Your reply should be a single number: how many lines contain the string "this".
# Start of Supplied entries
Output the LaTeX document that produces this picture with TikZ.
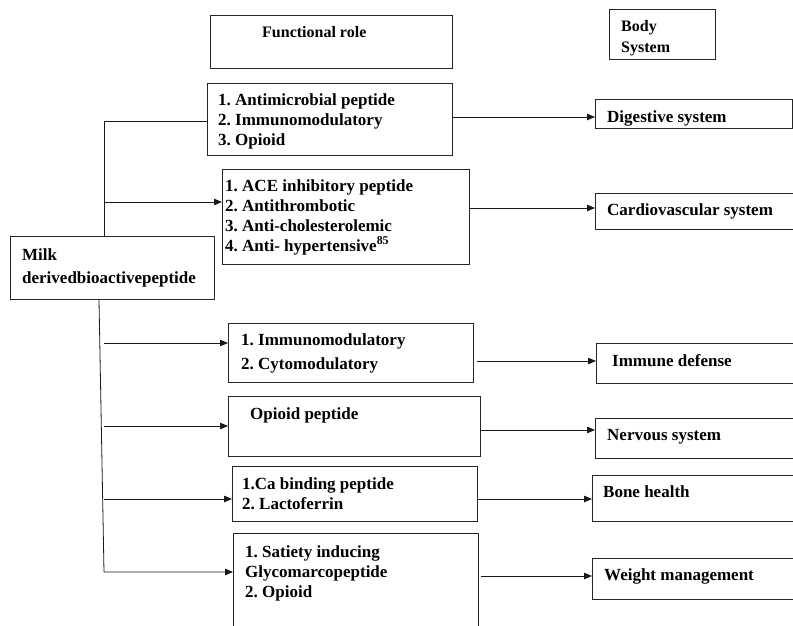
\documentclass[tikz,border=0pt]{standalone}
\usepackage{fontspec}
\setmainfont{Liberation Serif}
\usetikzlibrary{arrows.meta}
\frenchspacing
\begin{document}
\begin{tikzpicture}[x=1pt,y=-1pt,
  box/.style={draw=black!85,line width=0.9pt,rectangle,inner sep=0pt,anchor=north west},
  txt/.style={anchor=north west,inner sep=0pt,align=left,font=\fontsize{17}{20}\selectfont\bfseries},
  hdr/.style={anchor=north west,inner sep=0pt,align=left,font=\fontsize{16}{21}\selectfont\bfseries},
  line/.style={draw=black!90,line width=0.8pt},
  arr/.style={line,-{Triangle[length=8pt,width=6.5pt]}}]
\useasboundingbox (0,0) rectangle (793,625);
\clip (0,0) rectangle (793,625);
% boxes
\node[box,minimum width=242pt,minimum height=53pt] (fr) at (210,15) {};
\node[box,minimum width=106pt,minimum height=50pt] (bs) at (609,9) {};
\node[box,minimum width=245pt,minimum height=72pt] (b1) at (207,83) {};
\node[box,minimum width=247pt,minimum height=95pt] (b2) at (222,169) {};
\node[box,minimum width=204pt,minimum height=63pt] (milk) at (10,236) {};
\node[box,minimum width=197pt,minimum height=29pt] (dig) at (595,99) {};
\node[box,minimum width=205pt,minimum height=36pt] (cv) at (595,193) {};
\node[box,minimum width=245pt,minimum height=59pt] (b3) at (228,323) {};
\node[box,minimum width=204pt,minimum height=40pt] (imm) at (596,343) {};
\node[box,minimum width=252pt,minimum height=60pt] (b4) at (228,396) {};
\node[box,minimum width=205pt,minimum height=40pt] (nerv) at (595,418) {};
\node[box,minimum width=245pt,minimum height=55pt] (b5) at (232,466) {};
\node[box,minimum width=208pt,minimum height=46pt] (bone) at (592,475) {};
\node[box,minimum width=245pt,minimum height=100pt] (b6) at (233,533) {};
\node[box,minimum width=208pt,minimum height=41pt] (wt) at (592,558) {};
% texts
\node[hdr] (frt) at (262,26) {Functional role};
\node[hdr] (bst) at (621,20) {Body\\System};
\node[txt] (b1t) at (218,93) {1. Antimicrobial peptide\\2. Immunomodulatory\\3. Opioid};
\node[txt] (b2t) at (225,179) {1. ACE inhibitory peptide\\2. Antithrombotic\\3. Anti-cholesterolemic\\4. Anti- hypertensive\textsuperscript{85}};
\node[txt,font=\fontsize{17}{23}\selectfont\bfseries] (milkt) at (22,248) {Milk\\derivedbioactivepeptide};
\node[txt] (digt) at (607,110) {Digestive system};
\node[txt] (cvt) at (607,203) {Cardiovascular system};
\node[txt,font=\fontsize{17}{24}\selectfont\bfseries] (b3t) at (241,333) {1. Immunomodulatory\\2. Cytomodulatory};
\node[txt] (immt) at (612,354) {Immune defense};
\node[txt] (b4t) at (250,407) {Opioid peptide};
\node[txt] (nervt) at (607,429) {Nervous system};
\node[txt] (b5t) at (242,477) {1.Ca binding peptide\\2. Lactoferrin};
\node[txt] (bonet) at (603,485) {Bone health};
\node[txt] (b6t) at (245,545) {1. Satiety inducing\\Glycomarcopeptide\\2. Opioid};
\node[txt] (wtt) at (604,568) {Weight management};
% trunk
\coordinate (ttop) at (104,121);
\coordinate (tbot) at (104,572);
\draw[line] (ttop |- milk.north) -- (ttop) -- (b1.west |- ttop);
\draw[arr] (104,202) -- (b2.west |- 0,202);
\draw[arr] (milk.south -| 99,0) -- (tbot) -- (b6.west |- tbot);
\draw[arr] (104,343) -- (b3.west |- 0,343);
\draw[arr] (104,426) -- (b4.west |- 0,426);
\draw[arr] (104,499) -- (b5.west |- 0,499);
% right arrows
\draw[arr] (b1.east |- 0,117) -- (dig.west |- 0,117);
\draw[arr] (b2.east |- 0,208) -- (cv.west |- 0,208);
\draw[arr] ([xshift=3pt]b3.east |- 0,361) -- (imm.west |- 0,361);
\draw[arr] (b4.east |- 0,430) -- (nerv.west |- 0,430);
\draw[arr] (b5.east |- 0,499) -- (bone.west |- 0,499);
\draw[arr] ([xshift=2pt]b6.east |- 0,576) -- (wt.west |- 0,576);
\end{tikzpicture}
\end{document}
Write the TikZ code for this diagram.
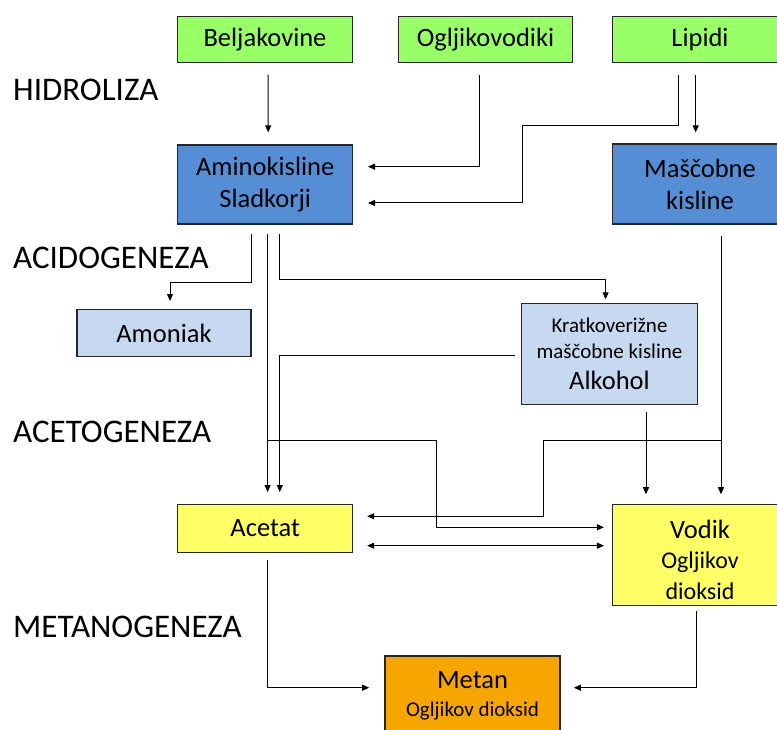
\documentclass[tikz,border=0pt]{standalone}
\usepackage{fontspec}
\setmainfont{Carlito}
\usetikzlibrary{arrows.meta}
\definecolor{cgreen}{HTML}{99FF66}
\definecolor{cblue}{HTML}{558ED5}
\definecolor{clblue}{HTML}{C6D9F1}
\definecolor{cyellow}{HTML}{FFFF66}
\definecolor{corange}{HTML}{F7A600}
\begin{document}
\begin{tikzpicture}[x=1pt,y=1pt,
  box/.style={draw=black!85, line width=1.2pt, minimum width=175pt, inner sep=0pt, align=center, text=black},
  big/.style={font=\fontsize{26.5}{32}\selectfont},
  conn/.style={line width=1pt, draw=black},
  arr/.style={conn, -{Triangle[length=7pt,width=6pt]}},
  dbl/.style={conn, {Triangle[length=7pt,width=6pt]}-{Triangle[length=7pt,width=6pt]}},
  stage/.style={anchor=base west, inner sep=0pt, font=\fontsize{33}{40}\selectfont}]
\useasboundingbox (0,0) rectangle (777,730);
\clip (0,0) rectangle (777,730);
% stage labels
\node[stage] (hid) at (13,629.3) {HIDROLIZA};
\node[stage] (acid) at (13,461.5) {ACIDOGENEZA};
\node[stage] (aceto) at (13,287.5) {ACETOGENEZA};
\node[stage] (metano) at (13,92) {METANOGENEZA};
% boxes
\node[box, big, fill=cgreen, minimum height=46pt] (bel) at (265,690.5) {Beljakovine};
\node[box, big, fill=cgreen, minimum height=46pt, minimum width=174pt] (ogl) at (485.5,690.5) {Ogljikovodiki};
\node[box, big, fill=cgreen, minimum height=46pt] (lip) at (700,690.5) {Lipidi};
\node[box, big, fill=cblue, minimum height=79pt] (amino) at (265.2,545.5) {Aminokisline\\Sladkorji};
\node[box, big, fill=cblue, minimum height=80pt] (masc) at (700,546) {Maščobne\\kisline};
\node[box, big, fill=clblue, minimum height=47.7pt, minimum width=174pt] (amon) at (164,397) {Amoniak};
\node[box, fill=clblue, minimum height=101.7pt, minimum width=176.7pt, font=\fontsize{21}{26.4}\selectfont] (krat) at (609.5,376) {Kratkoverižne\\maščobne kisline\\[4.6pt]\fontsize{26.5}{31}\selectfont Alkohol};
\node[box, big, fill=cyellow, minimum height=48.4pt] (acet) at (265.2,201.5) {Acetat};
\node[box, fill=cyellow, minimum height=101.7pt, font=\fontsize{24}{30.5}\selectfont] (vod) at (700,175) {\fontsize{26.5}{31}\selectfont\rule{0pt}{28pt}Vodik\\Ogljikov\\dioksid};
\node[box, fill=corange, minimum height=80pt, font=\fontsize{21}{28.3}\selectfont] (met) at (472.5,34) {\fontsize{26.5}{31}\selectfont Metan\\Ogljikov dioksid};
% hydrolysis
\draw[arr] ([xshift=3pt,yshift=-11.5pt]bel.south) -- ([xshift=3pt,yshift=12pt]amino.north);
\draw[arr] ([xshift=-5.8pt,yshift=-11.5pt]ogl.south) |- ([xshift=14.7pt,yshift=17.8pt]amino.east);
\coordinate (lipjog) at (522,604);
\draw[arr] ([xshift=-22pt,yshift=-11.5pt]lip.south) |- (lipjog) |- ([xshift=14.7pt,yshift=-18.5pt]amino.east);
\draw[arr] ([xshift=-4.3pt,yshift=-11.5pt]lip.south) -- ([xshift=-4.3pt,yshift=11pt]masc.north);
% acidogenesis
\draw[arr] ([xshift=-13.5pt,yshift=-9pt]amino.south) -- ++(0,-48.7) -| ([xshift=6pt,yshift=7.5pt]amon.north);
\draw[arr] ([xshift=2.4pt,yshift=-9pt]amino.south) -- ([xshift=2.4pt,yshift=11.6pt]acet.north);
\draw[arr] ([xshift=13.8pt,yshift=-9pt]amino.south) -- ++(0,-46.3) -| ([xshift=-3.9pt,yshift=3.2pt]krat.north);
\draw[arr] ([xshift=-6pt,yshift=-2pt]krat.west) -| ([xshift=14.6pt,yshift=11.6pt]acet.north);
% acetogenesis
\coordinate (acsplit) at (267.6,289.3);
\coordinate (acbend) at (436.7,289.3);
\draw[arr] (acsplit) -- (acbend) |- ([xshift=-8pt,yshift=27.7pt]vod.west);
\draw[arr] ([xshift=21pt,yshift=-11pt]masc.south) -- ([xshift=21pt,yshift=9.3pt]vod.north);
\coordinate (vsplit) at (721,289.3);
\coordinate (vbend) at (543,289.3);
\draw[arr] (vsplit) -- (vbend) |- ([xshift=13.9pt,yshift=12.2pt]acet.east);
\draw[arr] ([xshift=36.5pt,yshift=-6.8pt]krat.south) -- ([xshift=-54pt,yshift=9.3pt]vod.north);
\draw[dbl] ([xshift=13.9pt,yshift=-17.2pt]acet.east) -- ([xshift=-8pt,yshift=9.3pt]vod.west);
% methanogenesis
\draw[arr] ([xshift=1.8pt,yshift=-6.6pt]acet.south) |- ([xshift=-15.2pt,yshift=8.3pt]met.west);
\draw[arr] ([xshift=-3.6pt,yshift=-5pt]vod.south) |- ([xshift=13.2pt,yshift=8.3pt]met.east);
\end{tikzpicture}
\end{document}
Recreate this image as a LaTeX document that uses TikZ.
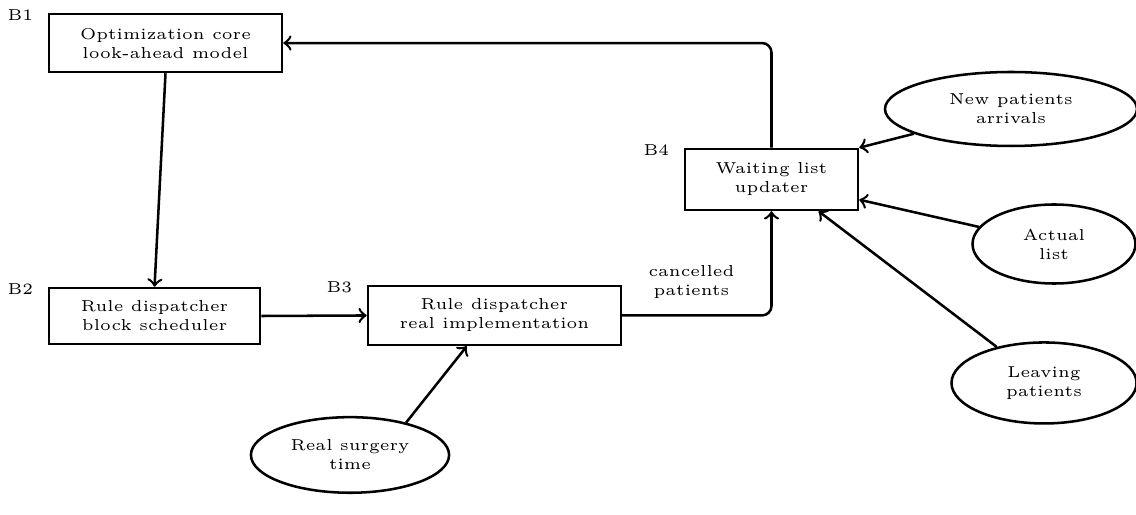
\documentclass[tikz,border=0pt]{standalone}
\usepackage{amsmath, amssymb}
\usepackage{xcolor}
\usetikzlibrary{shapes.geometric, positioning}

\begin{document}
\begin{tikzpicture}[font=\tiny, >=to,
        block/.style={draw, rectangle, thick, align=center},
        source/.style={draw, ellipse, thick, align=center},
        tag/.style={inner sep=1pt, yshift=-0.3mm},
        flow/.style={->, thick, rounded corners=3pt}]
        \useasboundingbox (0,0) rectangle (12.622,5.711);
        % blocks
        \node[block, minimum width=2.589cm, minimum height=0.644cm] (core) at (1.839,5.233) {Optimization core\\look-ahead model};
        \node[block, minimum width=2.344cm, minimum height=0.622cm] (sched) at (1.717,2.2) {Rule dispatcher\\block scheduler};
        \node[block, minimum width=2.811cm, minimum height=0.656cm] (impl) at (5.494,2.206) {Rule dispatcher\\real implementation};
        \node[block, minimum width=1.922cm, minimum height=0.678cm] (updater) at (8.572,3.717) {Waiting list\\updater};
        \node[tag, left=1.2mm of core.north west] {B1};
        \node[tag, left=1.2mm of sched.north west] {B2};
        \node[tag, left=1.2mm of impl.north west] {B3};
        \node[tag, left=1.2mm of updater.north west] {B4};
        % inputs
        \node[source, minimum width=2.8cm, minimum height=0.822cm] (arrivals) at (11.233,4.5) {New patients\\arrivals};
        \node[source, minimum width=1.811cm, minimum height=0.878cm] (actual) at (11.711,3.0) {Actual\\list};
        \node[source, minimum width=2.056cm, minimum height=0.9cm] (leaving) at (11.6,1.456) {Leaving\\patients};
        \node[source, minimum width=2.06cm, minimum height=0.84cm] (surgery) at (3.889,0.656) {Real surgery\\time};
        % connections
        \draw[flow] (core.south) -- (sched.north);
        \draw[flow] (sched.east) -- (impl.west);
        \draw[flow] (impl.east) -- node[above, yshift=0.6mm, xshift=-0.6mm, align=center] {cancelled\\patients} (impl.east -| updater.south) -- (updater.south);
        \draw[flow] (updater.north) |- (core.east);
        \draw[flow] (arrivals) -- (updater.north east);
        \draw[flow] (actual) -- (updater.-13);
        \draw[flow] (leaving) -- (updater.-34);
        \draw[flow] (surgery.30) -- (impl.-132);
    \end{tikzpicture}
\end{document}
# End of Supplied entries
The solution: 3